[START OF AVAILABLE DATA]

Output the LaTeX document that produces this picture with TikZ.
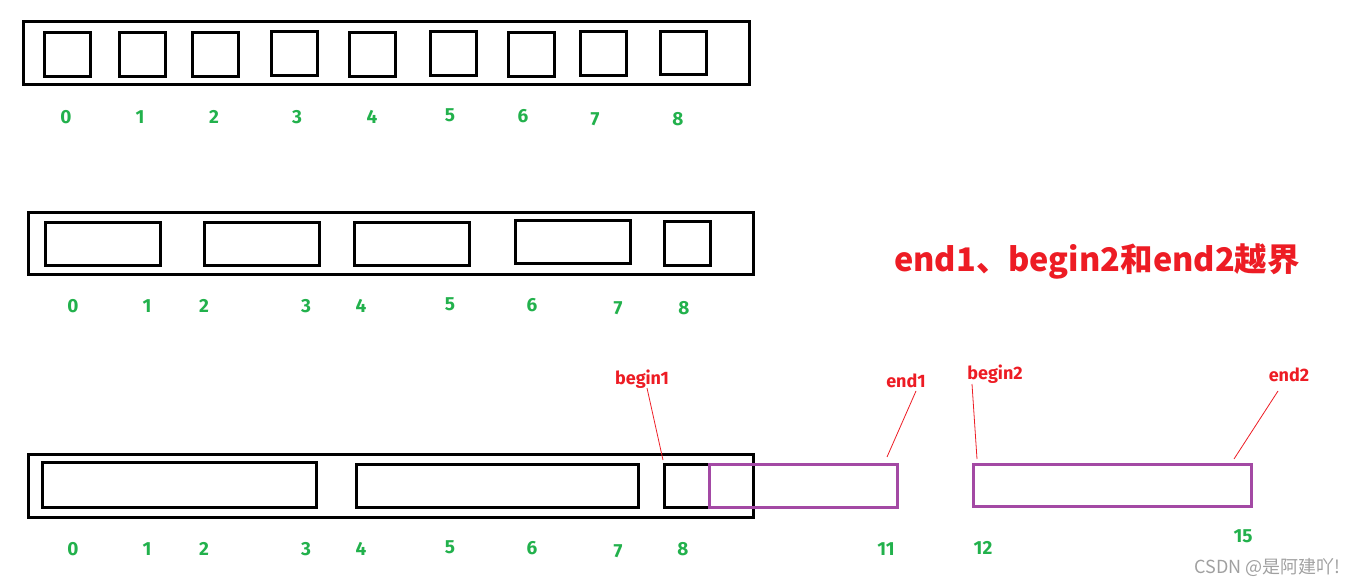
\documentclass[tikz,border=0pt]{standalone}
\usepackage{fontspec}
\setmainfont{Fira Sans}
\newfontfamily\cjk{Noto Sans CJK SC}
\definecolor{pgreen}{RGB}{34,177,76}
\definecolor{pred}{RGB}{237,28,36}
\definecolor{ppurple}{RGB}{163,73,164}
\definecolor{wmgray}{RGB}{160,160,160}
\newcommand{\bx}[6][arr]{\node[#1, minimum width={(#5-#3)*1pt}, minimum height={(#6-#4)*1pt}] (#2) at ({(#3+#5)/2},{(#4+#6)/2}) {};}
\tikzset{
  arr/.style={draw=black, line width=3pt, inner sep=0pt, outer sep=0pt, rectangle},
  over/.style={draw=ppurple, line width=3pt, inner sep=0pt, outer sep=0pt, rectangle},
  idx/.style={text=pgreen, font=\fontsize{19}{19}\selectfont\bfseries, inner sep=0pt},
  ptr/.style={text=pred, font=\fontsize{18}{18}\selectfont\bfseries, inner sep=0pt},
  lead/.style={draw=pred, line width=0.8pt},
}
\begin{document}
\begin{tikzpicture}[x=1pt,y=-1pt]
\useasboundingbox (0,0) rectangle (1355,586);
% ---------- row 1 ----------
\bx{r1}{23}{22}{749}{85}
\bx{r1b0}{44}{33}{90}{77}
\bx{r1b1}{119}{33}{165}{77}
\bx{r1b2}{192}{33}{238}{77}
\bx{r1b3}{271}{32}{317}{76}
\bx{r1b4}{349}{33}{395}{77}
\bx{r1b5}{430}{32}{476}{76}
\bx{r1b6}{508}{33}{554}{77}
\bx{r1b7}{580}{32}{626}{76}
\bx{r1b8}{660}{32}{706}{75}
\node[idx] (r1l0) at (66,117) {0};
\node[idx] (r1l1) at (140,117) {1};
\node[idx] (r1l2) at (214,117) {2};
\node[idx] (r1l3) at (297,117) {3};
\node[idx] (r1l4) at (372,117) {4};
\node[idx] (r1l5) at (450,115) {5};
\node[idx] (r1l6) at (523,116) {6};
\node[idx] (r1l7) at (595,119) {7};
\node[idx] (r1l8) at (678,119) {8};
% ---------- row 2 ----------
\bx{r2}{28}{212}{753}{274}
\bx{r2b0}{45}{222}{160}{265}
\bx{r2b1}{204}{222}{319}{265}
\bx{r2b2}{354}{222}{469}{265}
\bx{r2b3}{515}{220}{630}{263}
\bx{r2b4}{664}{221}{710}{265}
\node[idx] (r2l0) at (73,306) {0};
\node[idx] (r2l1) at (147,306) {1};
\node[idx] (r2l2) at (204,306) {2};
\node[idx] (r2l3) at (306,306) {3};
\node[idx] (r2l4) at (361,306) {4};
\node[idx] (r2l5) at (450,304) {5};
\node[idx] (r2l6) at (532,305) {6};
\node[idx] (r2l7) at (618,308) {7};
\node[idx] (r2l8) at (684,308) {8};
% ---------- title ----------
\node[text=pred, font=\cjk\fontsize{32.5}{32.5}\selectfont\bfseries, inner sep=0pt] (title) at (1097,261) {end1、begin2和end2越界};
% ---------- row 3 ----------
\bx{r3}{28}{454}{753}{517}
\bx{r3b0}{42}{462}{316}{507}
\bx{r3b1}{356}{464}{638}{507}
\bx{r3b2}{664}{464}{709}{507}
\bx[over]{ov1}{709}{464}{897}{507}
\bx[over]{ov2}{973}{464}{1251}{506}
\node[idx] (r3l0) at (73,549) {0};
\node[idx] (r3l1) at (147,549) {1};
\node[idx] (r3l2) at (204,549) {2};
\node[idx] (r3l3) at (306,549) {3};
\node[idx] (r3l4) at (361,549) {4};
\node[idx] (r3l5) at (450,547) {5};
\node[idx] (r3l6) at (532,548) {6};
\node[idx] (r3l7) at (618,551) {7};
\node[idx] (r3l8) at (683,549) {8};
\node[idx] (r3l11) at (886,549) {11};
\node[idx] (r3l12) at (983,548) {12};
\node[idx] (r3l15) at (1243,536) {15};
% ---------- pointers ----------
\node[ptr] (b1) at (642,379) {begin1};
\node[ptr] (e1) at (906,381) {end1};
\node[ptr] (b2) at (995,374) {begin2};
\node[ptr] (e2) at (1289,375) {end2};
\coordinate (b1s) at (647,388);
\coordinate (b1t) at (663,460);
\coordinate (e1s) at (916,391);
\coordinate (e1t) at (887,457);
\coordinate (b2s) at (972,384);
\coordinate (b2t) at (977,459);
\coordinate (e2s) at (1278,391);
\coordinate (e2t) at (1234,459);
\draw[lead] (b1s) -- (b1t);
\draw[lead] (e1s) -- (e1t);
\draw[lead] (b2s) -- (b2t);
\draw[lead] (e2s) -- (e2t);
% ---------- watermark ----------
\node[text=wmgray, font=\cjk\fontsize{18}{18}\selectfont, inner sep=0pt, anchor=east] (wm) at (1341,567) {CSDN @是阿建吖!};
\end{tikzpicture}
\end{document}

[END OF AVAILABLE DATA]

- [SET EXERCISE]:
Extract all the data above exactly, excluding every picture.

- [TASK OUTPUT]:
Output the LaTeX document that produces this picture with TikZ.
\documentclass[tikz,border=0pt]{standalone}
\usepackage{fontspec}
\setmainfont{Fira Sans}
\newfontfamily\cjk{Noto Sans CJK SC}
\definecolor{pgreen}{RGB}{34,177,76}
\definecolor{pred}{RGB}{237,28,36}
\definecolor{ppurple}{RGB}{163,73,164}
\definecolor{wmgray}{RGB}{160,160,160}
\newcommand{\bx}[6][arr]{\node[#1, minimum width={(#5-#3)*1pt}, minimum height={(#6-#4)*1pt}] (#2) at ({(#3+#5)/2},{(#4+#6)/2}) {};}
\tikzset{
  arr/.style={draw=black, line width=3pt, inner sep=0pt, outer sep=0pt, rectangle},
  over/.style={draw=ppurple, line width=3pt, inner sep=0pt, outer sep=0pt, rectangle},
  idx/.style={text=pgreen, font=\fontsize{19}{19}\selectfont\bfseries, inner sep=0pt},
  ptr/.style={text=pred, font=\fontsize{18}{18}\selectfont\bfseries, inner sep=0pt},
  lead/.style={draw=pred, line width=0.8pt},
}
\begin{document}
\begin{tikzpicture}[x=1pt,y=-1pt]
\useasboundingbox (0,0) rectangle (1355,586);
% ---------- row 1 ----------
\bx{r1}{23}{22}{749}{85}
\bx{r1b0}{44}{33}{90}{77}
\bx{r1b1}{119}{33}{165}{77}
\bx{r1b2}{192}{33}{238}{77}
\bx{r1b3}{271}{32}{317}{76}
\bx{r1b4}{349}{33}{395}{77}
\bx{r1b5}{430}{32}{476}{76}
\bx{r1b6}{508}{33}{554}{77}
\bx{r1b7}{580}{32}{626}{76}
\bx{r1b8}{660}{32}{706}{75}
\node[idx] (r1l0) at (66,117) {0};
\node[idx] (r1l1) at (140,117) {1};
\node[idx] (r1l2) at (214,117) {2};
\node[idx] (r1l3) at (297,117) {3};
\node[idx] (r1l4) at (372,117) {4};
\node[idx] (r1l5) at (450,115) {5};
\node[idx] (r1l6) at (523,116) {6};
\node[idx] (r1l7) at (595,119) {7};
\node[idx] (r1l8) at (678,119) {8};
% ---------- row 2 ----------
\bx{r2}{28}{212}{753}{274}
\bx{r2b0}{45}{222}{160}{265}
\bx{r2b1}{204}{222}{319}{265}
\bx{r2b2}{354}{222}{469}{265}
\bx{r2b3}{515}{220}{630}{263}
\bx{r2b4}{664}{221}{710}{265}
\node[idx] (r2l0) at (73,306) {0};
\node[idx] (r2l1) at (147,306) {1};
\node[idx] (r2l2) at (204,306) {2};
\node[idx] (r2l3) at (306,306) {3};
\node[idx] (r2l4) at (361,306) {4};
\node[idx] (r2l5) at (450,304) {5};
\node[idx] (r2l6) at (532,305) {6};
\node[idx] (r2l7) at (618,308) {7};
\node[idx] (r2l8) at (684,308) {8};
% ---------- title ----------
\node[text=pred, font=\cjk\fontsize{32.5}{32.5}\selectfont\bfseries, inner sep=0pt] (title) at (1097,261) {end1、begin2和end2越界};
% ---------- row 3 ----------
\bx{r3}{28}{454}{753}{517}
\bx{r3b0}{42}{462}{316}{507}
\bx{r3b1}{356}{464}{638}{507}
\bx{r3b2}{664}{464}{709}{507}
\bx[over]{ov1}{709}{464}{897}{507}
\bx[over]{ov2}{973}{464}{1251}{506}
\node[idx] (r3l0) at (73,549) {0};
\node[idx] (r3l1) at (147,549) {1};
\node[idx] (r3l2) at (204,549) {2};
\node[idx] (r3l3) at (306,549) {3};
\node[idx] (r3l4) at (361,549) {4};
\node[idx] (r3l5) at (450,547) {5};
\node[idx] (r3l6) at (532,548) {6};
\node[idx] (r3l7) at (618,551) {7};
\node[idx] (r3l8) at (683,549) {8};
\node[idx] (r3l11) at (886,549) {11};
\node[idx] (r3l12) at (983,548) {12};
\node[idx] (r3l15) at (1243,536) {15};
% ---------- pointers ----------
\node[ptr] (b1) at (642,379) {begin1};
\node[ptr] (e1) at (906,381) {end1};
\node[ptr] (b2) at (995,374) {begin2};
\node[ptr] (e2) at (1289,375) {end2};
\coordinate (b1s) at (647,388);
\coordinate (b1t) at (663,460);
\coordinate (e1s) at (916,391);
\coordinate (e1t) at (887,457);
\coordinate (b2s) at (972,384);
\coordinate (b2t) at (977,459);
\coordinate (e2s) at (1278,391);
\coordinate (e2t) at (1234,459);
\draw[lead] (b1s) -- (b1t);
\draw[lead] (e1s) -- (e1t);
\draw[lead] (b2s) -- (b2t);
\draw[lead] (e2s) -- (e2t);
% ---------- watermark ----------
\node[text=wmgray, font=\cjk\fontsize{18}{18}\selectfont, inner sep=0pt, anchor=east] (wm) at (1341,567) {CSDN @是阿建吖!};
\end{tikzpicture}
\end{document}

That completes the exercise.